9. Apply the Receiving Game
This helps one to know how open they are to receive. It involves answering four questions. The first question is how open an individual is to receive in the moment. With that question a person checks with himself to know how much percentage of a capacity he or she can receive at that moment. The second question is how much an individual can receive. This includes the good, the bad and the ugly. The third question is how open an individual is to receive the good, bad or ugly and how quickly an individual can receive that information. The last question is how easy an individual can allow the receiving to be. Receiving should be 3 dimensional and multi-dimensional. Feeling love and surplus enables one to genuinely share in one direction without any expectation of receiving from the other end.
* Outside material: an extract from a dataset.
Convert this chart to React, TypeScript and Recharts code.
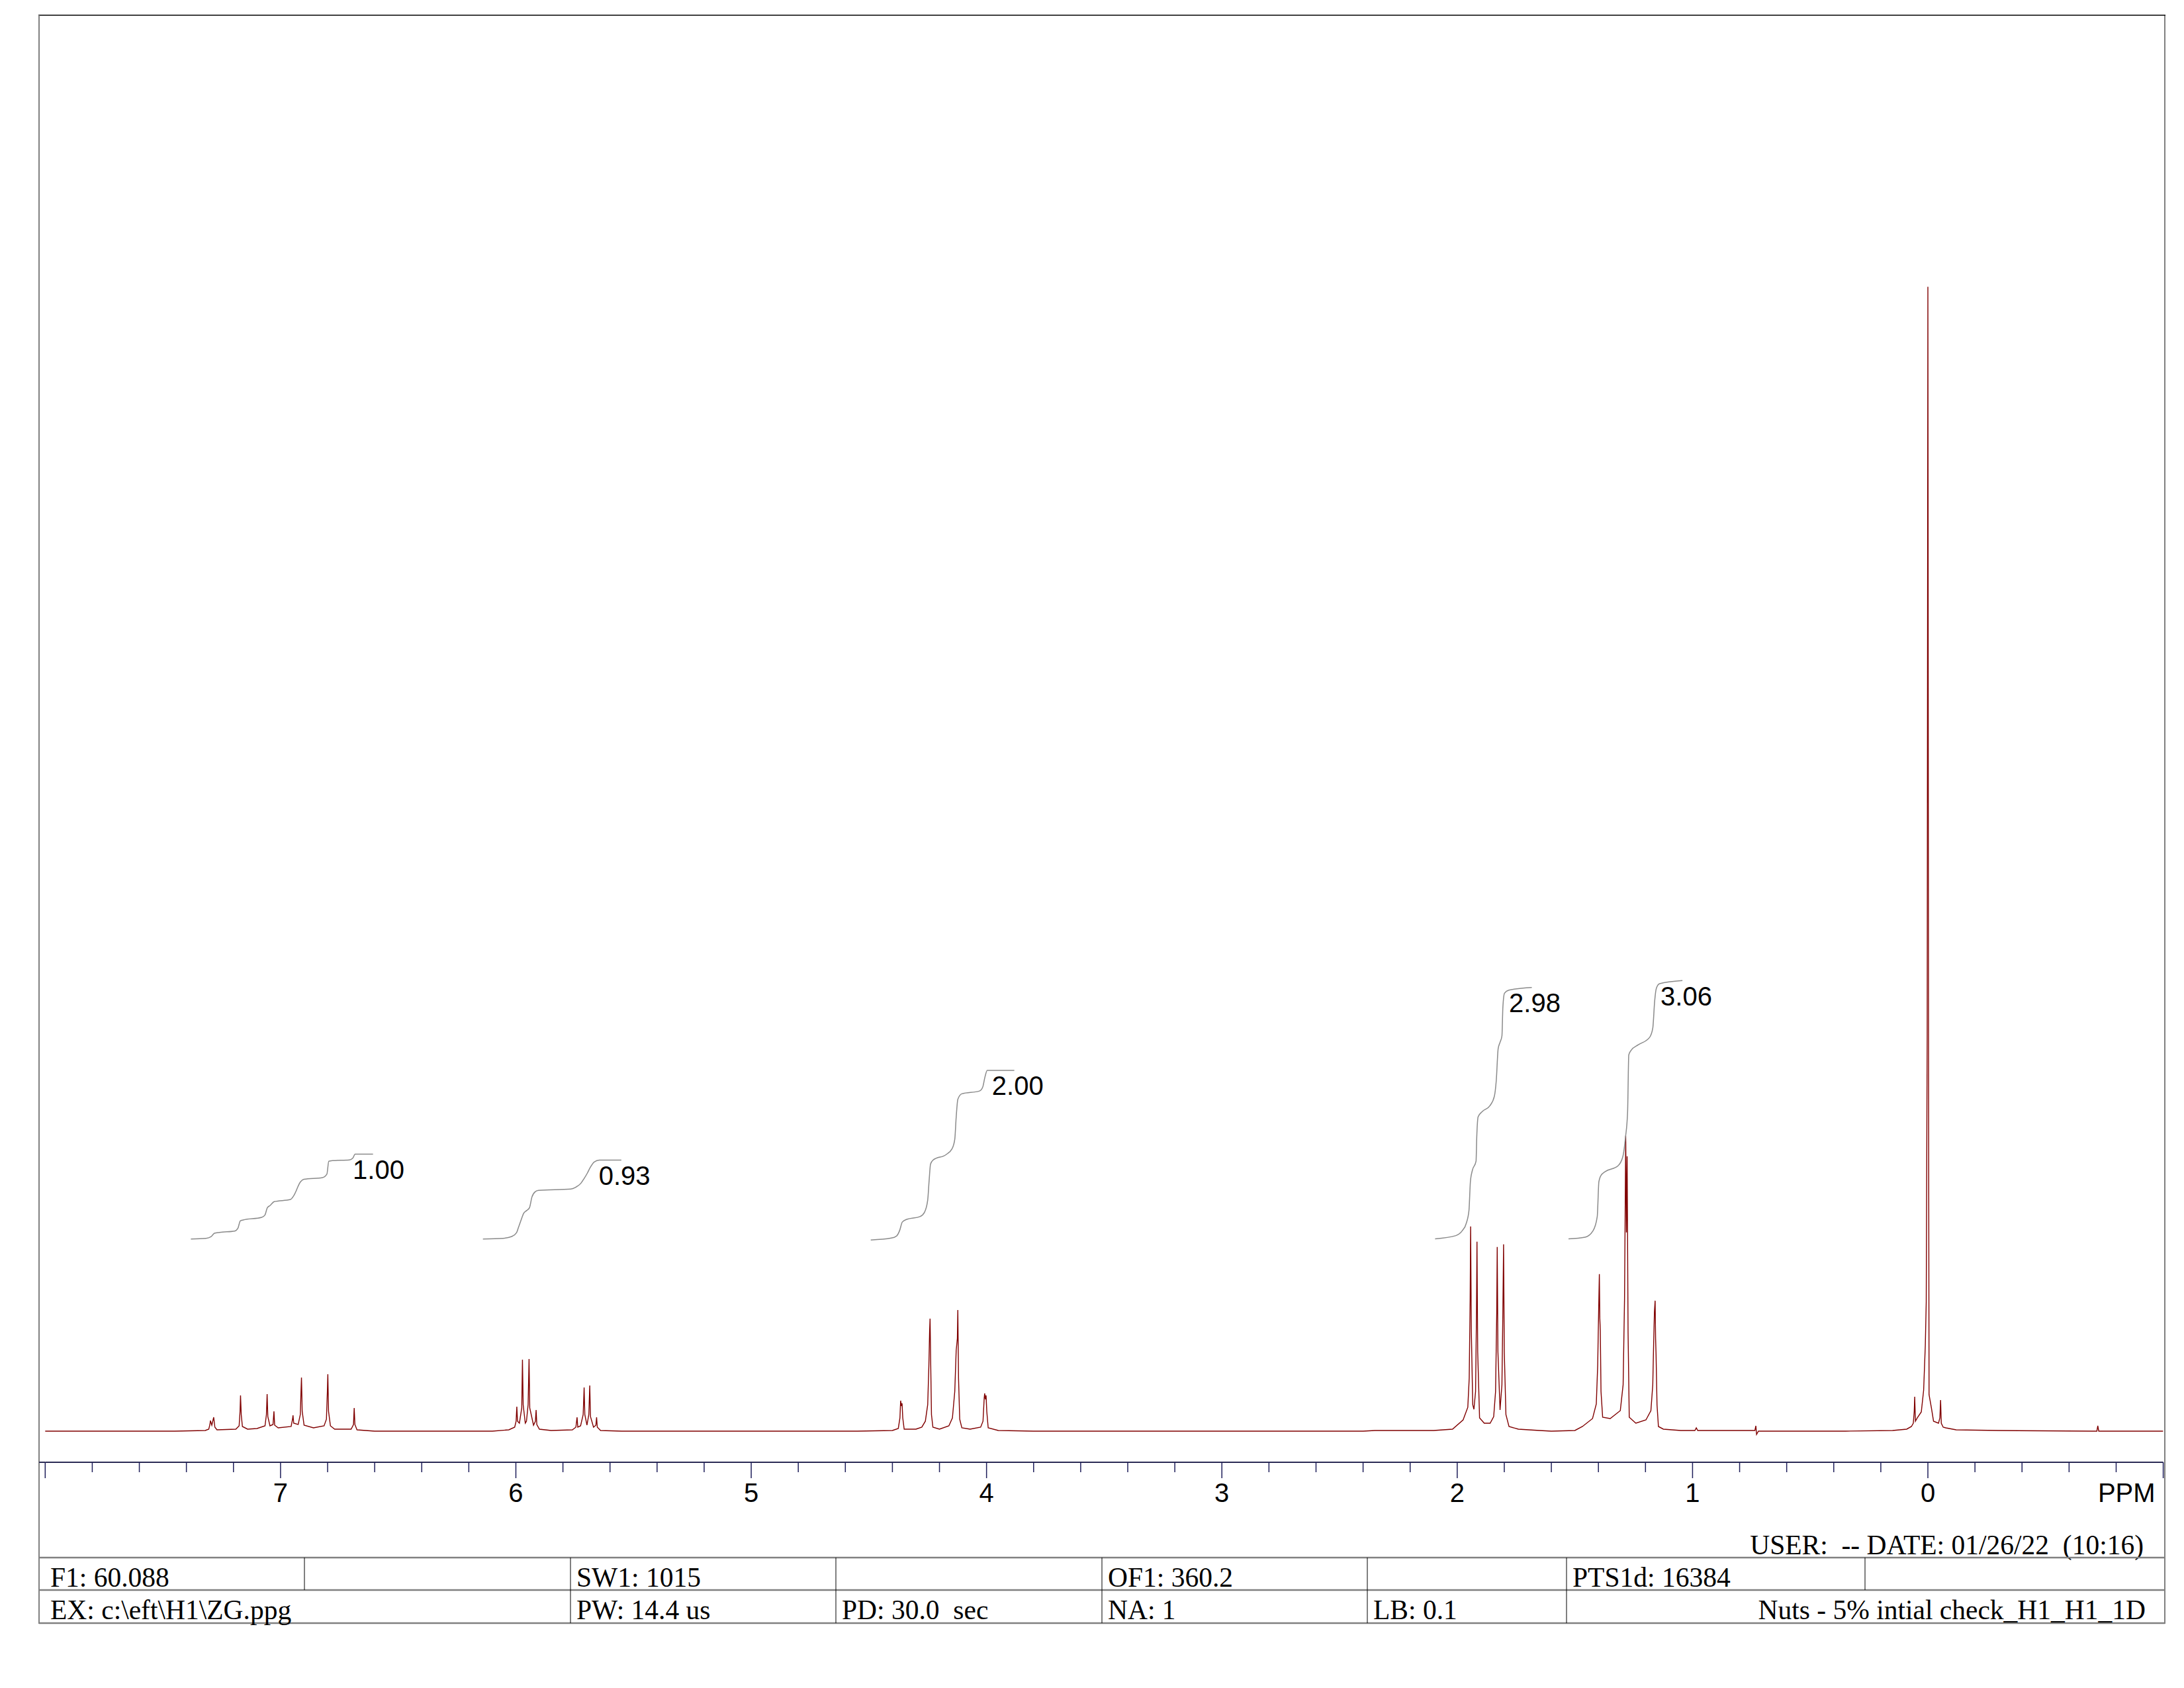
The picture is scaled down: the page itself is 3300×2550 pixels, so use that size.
import React from 'react';
import { LineChart, Line, XAxis, YAxis, ReferenceDot } from 'recharts';

type Pt = [number, number];

// 1H spectrum trace, [ppm, intensity] (TMS = 1728)
const aromatic: Pt[] = [
  [8.03, 0], [7.45, 0], [7.32, 1], [7.305, 3], [7.3, 10], [7.298, 16], [7.292, 9], [7.284, 21], [7.279, 6],
  [7.27, 2], [7.19, 3], [7.176, 8], [7.172, 30], [7.17, 54], [7.167, 25], [7.162, 7], [7.14, 3], [7.1, 4],
  [7.066, 8], [7.06, 25], [7.057, 56], [7.054, 22], [7.045, 8], [7.032, 10], [7.028, 30], [7.025, 9],
  [7.01, 5], [6.955, 7], [6.949, 18], [6.947, 24], [6.944, 12], [6.925, 10], [6.916, 25], [6.913, 60],
  [6.911, 81], [6.908, 30], [6.9, 9], [6.86, 5], [6.815, 8], [6.805, 18], [6.801, 60], [6.799, 86],
  [6.796, 30], [6.788, 8], [6.77, 3], [6.7, 3], [6.69, 10], [6.687, 35], [6.684, 10], [6.675, 2], [6.6, 0],
];

const vinyl: Pt[] = [
  [6.1, 0], [6.03, 2], [6.005, 6], [5.999, 15], [5.996, 37], [5.993, 15], [5.985, 12], [5.975, 35],
  [5.972, 108], [5.969, 40], [5.96, 12], [5.955, 15], [5.948, 40], [5.944, 109], [5.941, 35], [5.925, 9],
  [5.917, 15], [5.914, 32], [5.911, 10], [5.9, 3], [5.85, 1], [5.76, 2], [5.745, 6], [5.74, 21], [5.737, 6],
  [5.725, 8], [5.714, 25], [5.71, 66], [5.707, 25], [5.698, 9], [5.69, 25], [5.686, 69], [5.683, 22],
  [5.67, 6], [5.66, 9], [5.657, 21], [5.654, 6], [5.64, 1], [5.55, 0],
];

const ethoxyCH2: Pt[] = [
  [4.55, 0], [4.4, 1], [4.375, 4], [4.368, 20], [4.365, 46], [4.362, 38], [4.359, 42], [4.356, 20],
  [4.35, 3], [4.3, 3], [4.275, 6], [4.26, 15], [4.25, 40], [4.245, 100], [4.242, 150], [4.24, 170],
  [4.238, 120], [4.234, 25], [4.228, 6], [4.2, 3], [4.16, 8], [4.145, 20], [4.135, 60], [4.129, 122],
  [4.124, 140], [4.122, 183], [4.119, 80], [4.114, 18], [4.105, 5], [4.07, 3], [4.025, 6], [4.015, 15],
  [4.01, 50], [4.008, 57], [4.005, 48], [4.002, 54], [3.999, 30], [3.993, 5], [3.95, 1], [3.8, 0],
];

const methylDoublets: Pt[] = [
  [2.4, 0], [2.35, 1], [2.3, 1], [2.1, 1], [2.02, 3], [1.975, 17], [1.955, 36], [1.949, 80], [1.945, 200],
  [1.943, 309], [1.94, 150], [1.934, 40], [1.929, 33], [1.922, 60], [1.918, 180], [1.916, 286],
  [1.913, 120], [1.905, 20], [1.885, 12], [1.86, 12], [1.845, 22], [1.837, 60], [1.832, 180],
  [1.83, 278], [1.827, 120], [1.818, 32], [1.81, 70], [1.806, 180], [1.803, 282], [1.8, 120],
  [1.793, 25], [1.78, 7], [1.74, 3], [1.65, 1],
];

const aliphatic: Pt[] = [
  [1.6, 0], [1.5, 1], [1.468, 7], [1.425, 19], [1.409, 41], [1.403, 100], [1.401, 142], [1.398, 200],
  [1.396, 237], [1.394, 170], [1.392, 152], [1.389, 60], [1.382, 21], [1.35, 19], [1.307, 31],
  [1.295, 70], [1.289, 200], [1.284, 446], [1.281, 300], [1.278, 415], [1.274, 150], [1.269, 21],
  [1.241, 12], [1.198, 17], [1.177, 31], [1.169, 70], [1.166, 121], [1.162, 180], [1.159, 197],
  [1.157, 140], [1.155, 115], [1.151, 40], [1.145, 7], [1.124, 3], [1.05, 1], [0.99, 1], [0.984, 5],
  [0.978, 1], [0.8, 1], [0.735, 1], [0.731, 8], [0.728, -5], [0.72, 0], [0.4, 0],
];

const tms: Pt[] = [
  [0.35, 0], [0.15, 1], [0.09, 3], [0.07, 7], [0.062, 12], [0.058, 30], [0.056, 52], [0.053, 15],
  [0.045, 20], [0.028, 29], [0.018, 62], [0.011, 129], [0.007, 195], [0.003, 600], [0, 1728],
  [-0.003, 500], [-0.005, 55], [-0.01, 45], [-0.015, 35], [-0.024, 15], [-0.045, 12], [-0.051, 20],
  [-0.054, 47], [-0.057, 12], [-0.065, 6], [-0.076, 5], [-0.12, 2], [-0.3, 1], [-0.7, 0], [-0.718, 0],
  [-0.722, 8], [-0.726, 0], [-1.0, 0],
];

// integral curves, [ppm, level]
const integral1: Pt[] = [
  [7.381, 290.2], [7.317, 291.2], [7.295, 293.8], [7.281, 298.8], [7.259, 300.2], [7.195, 302.2],
  [7.181, 306.5], [7.171, 317.5], [7.159, 318.8], [7.08, 322.8], [7.066, 326.5], [7.056, 337.5],
  [7.044, 340.8], [7.027, 346.5], [6.958, 349.8], [6.944, 355.5], [6.915, 376.5], [6.901, 380.2],
  [6.822, 382.8], [6.803, 388.2], [6.795, 407.5], [6.779, 408.5], [6.707, 409.5], [6.693, 412.2],
  [6.683, 418.2], [6.607, 418.2],
];
const integral2: Pt[] = [
  [6.14, 290.2], [6.054, 291.2], [6.018, 293.8], [5.997, 299.8], [5.99, 306.5], [5.975, 321.5],
  [5.968, 328.2], [5.954, 333.2], [5.942, 337.5], [5.932, 353.2], [5.918, 361.5], [5.904, 363.5],
  [5.767, 365.5], [5.746, 368.2], [5.724, 374.2], [5.71, 381.5], [5.696, 389.8], [5.684, 398.2],
  [5.667, 406.5], [5.645, 409.2], [5.552, 409.2],
];
const integral3: Pt[] = [
  [4.492, 288.6], [4.405, 291.5], [4.382, 294.8], [4.369, 303.2], [4.358, 315.7], [4.339, 319.8],
  [4.283, 324], [4.264, 330.3], [4.25, 349], [4.244, 378.2], [4.238, 403.2], [4.227, 409.4],
  [4.171, 417.8], [4.147, 426.1], [4.135, 440.7], [4.129, 474], [4.122, 501.1], [4.105, 509.4],
  [4.03, 513.6], [4.016, 519.8], [4.007, 534.4], [3.997, 544.8], [3.882, 544.8],
];
const integral4: Pt[] = [
  [2.094, 290.4], [2.006, 295.2], [1.979, 302.4], [1.961, 314.4], [1.95, 333.5], [1.944, 376.6],
  [1.936, 393.3], [1.92, 407.7], [1.917, 443.6], [1.911, 474.7], [1.893, 482.8], [1.861, 491.4],
  [1.842, 505.8], [1.834, 529.7], [1.826, 577.5], [1.818, 587.1], [1.81, 596.7], [1.806, 639.7],
  [1.799, 661.3], [1.78, 666], [1.683, 669.9],
];
const integral5: Pt[] = [
  [1.527, 290.4], [1.457, 292.8], [1.423, 302.4], [1.405, 323.9], [1.398, 376.6], [1.389, 386.1],
  [1.371, 391.9], [1.317, 400.5], [1.296, 414.8], [1.285, 443.6], [1.276, 481.8], [1.271, 568],
  [1.261, 575.1], [1.231, 583.3], [1.183, 594.3], [1.169, 608.6], [1.161, 649.3], [1.154, 668.4],
  [1.14, 675.6], [1.043, 680.4],
];

const integralValues = ['1.00', '0.93', '2.00', '2.98', '3.06'];
const integralLabelAt: Pt[] = [[6.693, 380.5], [5.648, 372], [3.977, 507.5], [1.78, 632.5], [1.136, 642.5]];

const majorTicks = [8, 7, 6, 5, 4, 3, 2, 1, 0, -1];
const majorTickLabels = ['', '7', '6', '5', '4', '3', '2', '1', '0', 'PPM'];

const paramsRow1 = ['F1: 60.088', '', 'SW1: 1015', '', 'OF1: 360.2', '', 'PTS1d: 16384', ''];
const paramsRow2 = ['EX: c:\\eft\\H1\\ZG.ppg', 'PW: 14.4 us', 'PD: 30.0  sec', 'NA: 1', 'LB: 0.1', 'Nuts - 5% intial check_H1_H1_1D'];
const headerText = 'USER:  -- DATE: 01/26/22  (10:16)';

const SANS = "'Liberation Sans', Arial, Helvetica, sans-serif";
const SERIF = "'Liberation Serif', 'Times New Roman', Times, serif";

const toRows = (pts: Pt[]) => pts.map(([ppm, v]) => ({ ppm, v }));
const spectrum = toRows(
  [...aromatic, ...vinyl, ...ethoxyCH2, ...methylDoublets, ...aliphatic, ...tms].sort((a, b) => b[0] - a[0])
);
const integrals = [integral1, integral2, integral3, integral4, integral5].map(toRows);

const allTicks: number[] = [];
for (let i = 0; i <= 45; i++) allTicks.push(Math.round((8 - i * 0.2) * 10) / 10);

const PpmTick = (props: any) => {
  const { x, y, payload } = props;
  const val = Math.round(payload.value * 10) / 10;
  const idx = majorTicks.indexOf(val);
  const label = idx >= 0 ? majorTickLabels[idx] : '';
  const isPpm = label === 'PPM';
  return (
    <g>
      <line x1={x} y1={y} x2={x} y2={y + (idx >= 0 ? 24 : 15)} stroke="#1e1e5a" strokeWidth={1.5} />
      {label && (
        <text x={isPpm ? x - 12 : x} y={y + 60} textAnchor={isPpm ? 'end' : 'middle'}
          fontFamily={SANS} fontSize={40} fill="#000">
          {label}
        </text>
      )}
    </g>
  );
};

// layout of the parameter table
const row1Edges = [59, 460, 862, 1263, 1665, 2066, 2367, 2818, 3270];
const row2Edges = [59, 862, 1263, 1665, 2066, 2367, 3270];
const TABLE_FONT = 41.5;

const FrameAndTable = () => (
  <svg width={3300} height={2550} style={{ position: 'absolute', left: 0, top: 0, pointerEvents: 'none' }}>
    <line x1={58} y1={23} x2={3272} y2={23} stroke="#000" strokeWidth={1.5} />
    <line x1={59} y1={23} x2={59} y2={2453} stroke="#808080" strokeWidth={2} />
    <line x1={3271} y1={23} x2={3271} y2={2453} stroke="#000" strokeWidth={1} />
    <line x1={59} y1={2209} x2={68} y2={2209} stroke="#2b2b55" strokeWidth={2} />
    <text x={3239} y={2348} textAnchor="end" fontFamily={SERIF} fontSize={TABLE_FONT} style={{ whiteSpace: 'pre' }}>
      {headerText}
    </text>
    {[2353, 2402, 2452].map((y) => (
      <line key={y} x1={59} y1={y} x2={3271} y2={y} stroke="#808080" strokeWidth={2.5} />
    ))}
    {row1Edges.slice(1, -1).map((x) => (
      <line key={'a' + x} x1={x} y1={2353} x2={x} y2={2402} stroke="#000" strokeWidth={1} />
    ))}
    {row2Edges.slice(1, -1).map((x) => (
      <line key={'b' + x} x1={x} y1={2402} x2={x} y2={2452} stroke="#000" strokeWidth={1} />
    ))}
    {paramsRow1.map((t, i) => (
      <text key={'r1' + i} x={row1Edges[i] + (i === 0 ? 17 : 9)} y={2397} fontFamily={SERIF} fontSize={TABLE_FONT}
        style={{ whiteSpace: 'pre' }}>
        {t}
      </text>
    ))}
    {paramsRow2.map((t, i) => {
      const last = i === paramsRow2.length - 1;
      return (
        <text key={'r2' + i} x={last ? 3242 : row2Edges[i] + (i === 0 ? 17 : 9)} y={2446}
          textAnchor={last ? 'end' : 'start'} fontFamily={SERIF} fontSize={TABLE_FONT} style={{ whiteSpace: 'pre' }}>
          {t}
        </text>
      );
    })}
  </svg>
);

export default function App() {
  return (
    <div style={{ position: 'absolute', left: 0, top: 0, width: 3300, height: 2550, background: '#fff' }}>
      <LineChart width={3300} height={2550} margin={{ top: 23, right: 31.4, left: 68.3, bottom: 241 }}>
        <XAxis
          type="number"
          dataKey="ppm"
          domain={[-1, 8]}
          reversed
          allowDataOverflow
          ticks={allTicks}
          interval={0}
          height={100}
          tickSize={0}
          tickMargin={0}
          tickLine={false}
          axisLine={{ stroke: '#2b2b55', strokeWidth: 2 }}
          tick={<PpmTick />}
        />
        <YAxis type="number" dataKey="v" domain={[-47, 2138]} allowDataOverflow hide width={0} />
        <Line
          data={spectrum}
          dataKey="v"
          type="linear"
          stroke="#800000"
          strokeWidth={1.4}
          dot={false}
          isAnimationActive={false}
        />
        {integrals.map((d, i) => (
          <Line
            key={i}
            data={d}
            dataKey="v"
            type="monotone"
            stroke="#8a8a8a"
            strokeWidth={1.5}
            dot={false}
            isAnimationActive={false}
          />
        ))}
        {integralValues.map((t, i) => (
          <ReferenceDot
            key={t + i}
            x={integralLabelAt[i][0]}
            y={integralLabelAt[i][1]}
            r={0}
            fill="none"
            stroke="none"
            label={(p: any) => (
              <text x={p.viewBox.x} y={p.viewBox.y} fontFamily={SANS} fontSize={40} fill="#000">
                {t}
              </text>
            )}
          />
        ))}
      </LineChart>
      <FrameAndTable />
    </div>
  );
}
10. Determine your Bandwidth
This a tool which anyone can use to determine whether their partner or friend is available. It is basically taking a number from a scale of 1 to 10 to assign how available one is. 10 means one is fully open, in a great space and can hear anything. On the extreme end, 1 means that a partner is not in the right head space to listen to anything. One can track the bandwidth such that incase it drops, the conversation can be paused to a later time.
11. Daily routines
The first thing Marla does when she wakes is she put her hand on her heart and belly and says a gratitude prayer for being alive. After that she turns and sees her partner and she snuggles up to him. They then do a meditation with her partner to set the day and then spend 15 minutes in a check-in meeting to go through their to-do lists and pass through their logistics. She also does physical exercise in the morning.
Fulfillment to Marla is living the life that God gave her, being who she is unapologetically in the world, free from shame, free from guilt, free from any kind of negativity and sharing her gifts with the world. She accepts and understands her short comings. When she lives in freedom, she becomes 100% herself and she can then share the biggest vision she has for the world.